## TASK BRIEF:
Leave the pictures out. Return all other data exactly.

## MATERIAL PROVIDED:
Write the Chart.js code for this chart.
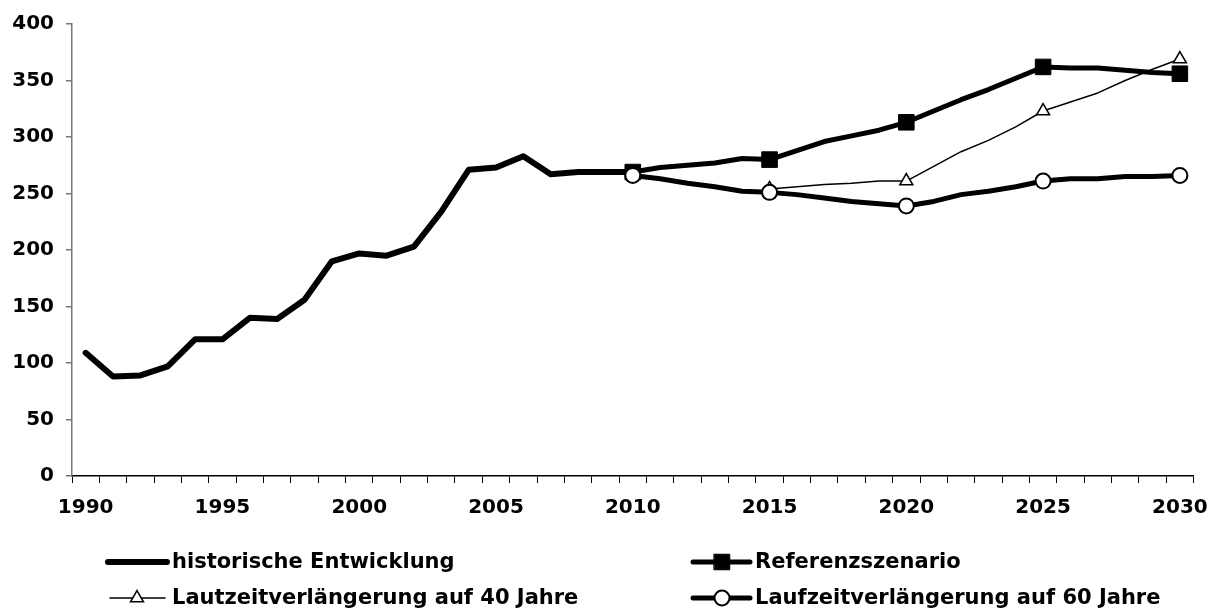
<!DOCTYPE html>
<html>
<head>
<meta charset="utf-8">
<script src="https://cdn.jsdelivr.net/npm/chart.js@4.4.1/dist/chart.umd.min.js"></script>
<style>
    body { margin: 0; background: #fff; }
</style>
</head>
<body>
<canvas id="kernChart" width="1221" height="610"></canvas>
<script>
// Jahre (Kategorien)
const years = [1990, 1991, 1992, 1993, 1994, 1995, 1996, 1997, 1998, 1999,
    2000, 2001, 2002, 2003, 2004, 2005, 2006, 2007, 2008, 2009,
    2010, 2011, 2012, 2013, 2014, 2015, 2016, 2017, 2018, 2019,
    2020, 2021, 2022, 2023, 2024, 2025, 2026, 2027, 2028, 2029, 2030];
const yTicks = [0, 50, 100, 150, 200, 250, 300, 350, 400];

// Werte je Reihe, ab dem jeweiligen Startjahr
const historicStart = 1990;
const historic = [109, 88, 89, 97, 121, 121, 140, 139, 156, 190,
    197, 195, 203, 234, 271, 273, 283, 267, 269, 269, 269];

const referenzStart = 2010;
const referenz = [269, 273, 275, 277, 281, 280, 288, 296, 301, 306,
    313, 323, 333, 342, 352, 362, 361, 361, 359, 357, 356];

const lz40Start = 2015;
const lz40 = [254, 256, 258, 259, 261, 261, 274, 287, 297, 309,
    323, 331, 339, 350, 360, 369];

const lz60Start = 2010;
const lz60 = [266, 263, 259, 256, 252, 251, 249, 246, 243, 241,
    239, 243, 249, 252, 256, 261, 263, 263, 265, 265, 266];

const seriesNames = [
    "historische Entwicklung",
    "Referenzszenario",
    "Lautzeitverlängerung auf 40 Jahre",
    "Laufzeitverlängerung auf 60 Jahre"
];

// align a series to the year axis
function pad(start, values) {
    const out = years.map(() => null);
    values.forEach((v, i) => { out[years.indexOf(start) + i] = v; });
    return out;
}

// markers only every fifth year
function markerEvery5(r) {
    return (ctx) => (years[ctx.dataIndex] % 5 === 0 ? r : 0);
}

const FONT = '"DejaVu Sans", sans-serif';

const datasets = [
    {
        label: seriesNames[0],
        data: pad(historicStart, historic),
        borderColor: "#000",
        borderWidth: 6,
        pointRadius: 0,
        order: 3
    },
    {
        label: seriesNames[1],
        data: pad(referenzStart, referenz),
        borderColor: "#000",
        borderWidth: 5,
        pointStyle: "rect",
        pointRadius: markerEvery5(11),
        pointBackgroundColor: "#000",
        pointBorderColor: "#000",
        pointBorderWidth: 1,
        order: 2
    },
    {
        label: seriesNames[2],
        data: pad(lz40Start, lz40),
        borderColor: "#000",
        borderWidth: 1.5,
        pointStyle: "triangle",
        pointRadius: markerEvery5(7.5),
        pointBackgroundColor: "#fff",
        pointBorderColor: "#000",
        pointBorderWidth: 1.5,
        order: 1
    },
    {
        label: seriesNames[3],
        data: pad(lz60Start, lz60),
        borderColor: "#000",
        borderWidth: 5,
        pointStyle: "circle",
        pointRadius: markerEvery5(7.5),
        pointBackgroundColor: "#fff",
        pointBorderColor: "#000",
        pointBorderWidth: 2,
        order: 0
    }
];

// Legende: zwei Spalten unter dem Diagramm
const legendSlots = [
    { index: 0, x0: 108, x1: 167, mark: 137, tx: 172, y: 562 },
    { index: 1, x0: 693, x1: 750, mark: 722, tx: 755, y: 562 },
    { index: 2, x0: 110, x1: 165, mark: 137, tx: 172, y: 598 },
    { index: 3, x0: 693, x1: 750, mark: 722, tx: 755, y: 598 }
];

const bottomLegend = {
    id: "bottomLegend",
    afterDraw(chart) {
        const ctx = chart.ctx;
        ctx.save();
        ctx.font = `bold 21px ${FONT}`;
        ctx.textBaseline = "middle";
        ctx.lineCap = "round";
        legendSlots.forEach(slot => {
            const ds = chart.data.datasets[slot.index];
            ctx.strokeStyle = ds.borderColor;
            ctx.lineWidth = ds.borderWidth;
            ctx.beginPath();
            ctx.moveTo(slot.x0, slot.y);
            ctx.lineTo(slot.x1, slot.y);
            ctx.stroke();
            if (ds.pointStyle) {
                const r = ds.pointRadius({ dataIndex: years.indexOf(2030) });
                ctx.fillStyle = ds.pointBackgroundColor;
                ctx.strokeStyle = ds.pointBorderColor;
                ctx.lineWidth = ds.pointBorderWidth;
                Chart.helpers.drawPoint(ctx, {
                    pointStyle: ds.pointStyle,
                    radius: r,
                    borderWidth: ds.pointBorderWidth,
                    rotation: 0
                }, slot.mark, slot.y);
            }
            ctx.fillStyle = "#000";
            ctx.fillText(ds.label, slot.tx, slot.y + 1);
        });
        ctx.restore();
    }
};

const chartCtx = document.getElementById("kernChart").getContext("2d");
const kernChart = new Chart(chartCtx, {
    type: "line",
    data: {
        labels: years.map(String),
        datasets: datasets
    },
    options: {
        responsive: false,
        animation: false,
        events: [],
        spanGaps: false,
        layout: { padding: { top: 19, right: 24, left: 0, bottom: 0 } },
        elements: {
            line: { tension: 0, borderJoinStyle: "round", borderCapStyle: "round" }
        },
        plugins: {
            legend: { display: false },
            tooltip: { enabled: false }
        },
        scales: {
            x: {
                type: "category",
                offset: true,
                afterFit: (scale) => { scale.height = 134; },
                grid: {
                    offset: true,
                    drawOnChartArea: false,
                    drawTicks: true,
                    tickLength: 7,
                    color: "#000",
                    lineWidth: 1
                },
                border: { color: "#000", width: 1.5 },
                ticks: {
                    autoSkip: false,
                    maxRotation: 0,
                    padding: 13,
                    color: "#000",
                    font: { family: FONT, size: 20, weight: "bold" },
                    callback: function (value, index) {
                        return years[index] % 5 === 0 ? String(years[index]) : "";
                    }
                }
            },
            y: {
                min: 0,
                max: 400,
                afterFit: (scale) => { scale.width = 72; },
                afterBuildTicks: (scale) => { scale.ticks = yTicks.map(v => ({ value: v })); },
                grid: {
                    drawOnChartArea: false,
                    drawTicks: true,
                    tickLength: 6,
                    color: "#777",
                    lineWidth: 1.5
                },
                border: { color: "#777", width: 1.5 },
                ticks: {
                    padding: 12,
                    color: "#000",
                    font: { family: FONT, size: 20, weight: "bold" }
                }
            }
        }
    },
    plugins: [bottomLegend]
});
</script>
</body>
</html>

## OUTPUT BELOW:
Write the Chart.js code for this chart.
<!DOCTYPE html>
<html>
<head>
<meta charset="utf-8">
<script src="https://cdn.jsdelivr.net/npm/chart.js@4.4.1/dist/chart.umd.min.js"></script>
<style>
    body { margin: 0; background: #fff; }
</style>
</head>
<body>
<canvas id="kernChart" width="1221" height="610"></canvas>
<script>
// Jahre (Kategorien)
const years = [1990, 1991, 1992, 1993, 1994, 1995, 1996, 1997, 1998, 1999,
    2000, 2001, 2002, 2003, 2004, 2005, 2006, 2007, 2008, 2009,
    2010, 2011, 2012, 2013, 2014, 2015, 2016, 2017, 2018, 2019,
    2020, 2021, 2022, 2023, 2024, 2025, 2026, 2027, 2028, 2029, 2030];
const yTicks = [0, 50, 100, 150, 200, 250, 300, 350, 400];

// Werte je Reihe, ab dem jeweiligen Startjahr
const historicStart = 1990;
const historic = [109, 88, 89, 97, 121, 121, 140, 139, 156, 190,
    197, 195, 203, 234, 271, 273, 283, 267, 269, 269, 269];

const referenzStart = 2010;
const referenz = [269, 273, 275, 277, 281, 280, 288, 296, 301, 306,
    313, 323, 333, 342, 352, 362, 361, 361, 359, 357, 356];

const lz40Start = 2015;
const lz40 = [254, 256, 258, 259, 261, 261, 274, 287, 297, 309,
    323, 331, 339, 350, 360, 369];

const lz60Start = 2010;
const lz60 = [266, 263, 259, 256, 252, 251, 249, 246, 243, 241,
    239, 243, 249, 252, 256, 261, 263, 263, 265, 265, 266];

const seriesNames = [
    "historische Entwicklung",
    "Referenzszenario",
    "Lautzeitverlängerung auf 40 Jahre",
    "Laufzeitverlängerung auf 60 Jahre"
];

// align a series to the year axis
function pad(start, values) {
    const out = years.map(() => null);
    values.forEach((v, i) => { out[years.indexOf(start) + i] = v; });
    return out;
}

// markers only every fifth year
function markerEvery5(r) {
    return (ctx) => (years[ctx.dataIndex] % 5 === 0 ? r : 0);
}

const FONT = '"DejaVu Sans", sans-serif';

const datasets = [
    {
        label: seriesNames[0],
        data: pad(historicStart, historic),
        borderColor: "#000",
        borderWidth: 6,
        pointRadius: 0,
        order: 3
    },
    {
        label: seriesNames[1],
        data: pad(referenzStart, referenz),
        borderColor: "#000",
        borderWidth: 5,
        pointStyle: "rect",
        pointRadius: markerEvery5(11),
        pointBackgroundColor: "#000",
        pointBorderColor: "#000",
        pointBorderWidth: 1,
        order: 2
    },
    {
        label: seriesNames[2],
        data: pad(lz40Start, lz40),
        borderColor: "#000",
        borderWidth: 1.5,
        pointStyle: "triangle",
        pointRadius: markerEvery5(7.5),
        pointBackgroundColor: "#fff",
        pointBorderColor: "#000",
        pointBorderWidth: 1.5,
        order: 1
    },
    {
        label: seriesNames[3],
        data: pad(lz60Start, lz60),
        borderColor: "#000",
        borderWidth: 5,
        pointStyle: "circle",
        pointRadius: markerEvery5(7.5),
        pointBackgroundColor: "#fff",
        pointBorderColor: "#000",
        pointBorderWidth: 2,
        order: 0
    }
];

// Legende: zwei Spalten unter dem Diagramm
const legendSlots = [
    { index: 0, x0: 108, x1: 167, mark: 137, tx: 172, y: 562 },
    { index: 1, x0: 693, x1: 750, mark: 722, tx: 755, y: 562 },
    { index: 2, x0: 110, x1: 165, mark: 137, tx: 172, y: 598 },
    { index: 3, x0: 693, x1: 750, mark: 722, tx: 755, y: 598 }
];

const bottomLegend = {
    id: "bottomLegend",
    afterDraw(chart) {
        const ctx = chart.ctx;
        ctx.save();
        ctx.font = `bold 21px ${FONT}`;
        ctx.textBaseline = "middle";
        ctx.lineCap = "round";
        legendSlots.forEach(slot => {
            const ds = chart.data.datasets[slot.index];
            ctx.strokeStyle = ds.borderColor;
            ctx.lineWidth = ds.borderWidth;
            ctx.beginPath();
            ctx.moveTo(slot.x0, slot.y);
            ctx.lineTo(slot.x1, slot.y);
            ctx.stroke();
            if (ds.pointStyle) {
                const r = ds.pointRadius({ dataIndex: years.indexOf(2030) });
                ctx.fillStyle = ds.pointBackgroundColor;
                ctx.strokeStyle = ds.pointBorderColor;
                ctx.lineWidth = ds.pointBorderWidth;
                Chart.helpers.drawPoint(ctx, {
                    pointStyle: ds.pointStyle,
                    radius: r,
                    borderWidth: ds.pointBorderWidth,
                    rotation: 0
                }, slot.mark, slot.y);
            }
            ctx.fillStyle = "#000";
            ctx.fillText(ds.label, slot.tx, slot.y + 1);
        });
        ctx.restore();
    }
};

const chartCtx = document.getElementById("kernChart").getContext("2d");
const kernChart = new Chart(chartCtx, {
    type: "line",
    data: {
        labels: years.map(String),
        datasets: datasets
    },
    options: {
        responsive: false,
        animation: false,
        events: [],
        spanGaps: false,
        layout: { padding: { top: 19, right: 24, left: 0, bottom: 0 } },
        elements: {
            line: { tension: 0, borderJoinStyle: "round", borderCapStyle: "round" }
        },
        plugins: {
            legend: { display: false },
            tooltip: { enabled: false }
        },
        scales: {
            x: {
                type: "category",
                offset: true,
                afterFit: (scale) => { scale.height = 134; },
                grid: {
                    offset: true,
                    drawOnChartArea: false,
                    drawTicks: true,
                    tickLength: 7,
                    color: "#000",
                    lineWidth: 1
                },
                border: { color: "#000", width: 1.5 },
                ticks: {
                    autoSkip: false,
                    maxRotation: 0,
                    padding: 13,
                    color: "#000",
                    font: { family: FONT, size: 20, weight: "bold" },
                    callback: function (value, index) {
                        return years[index] % 5 === 0 ? String(years[index]) : "";
                    }
                }
            },
            y: {
                min: 0,
                max: 400,
                afterFit: (scale) => { scale.width = 72; },
                afterBuildTicks: (scale) => { scale.ticks = yTicks.map(v => ({ value: v })); },
                grid: {
                    drawOnChartArea: false,
                    drawTicks: true,
                    tickLength: 6,
                    color: "#777",
                    lineWidth: 1.5
                },
                border: { color: "#777", width: 1.5 },
                ticks: {
                    padding: 12,
                    color: "#000",
                    font: { family: FONT, size: 20, weight: "bold" }
                }
            }
        }
    },
    plugins: [bottomLegend]
});
</script>
</body>
</html>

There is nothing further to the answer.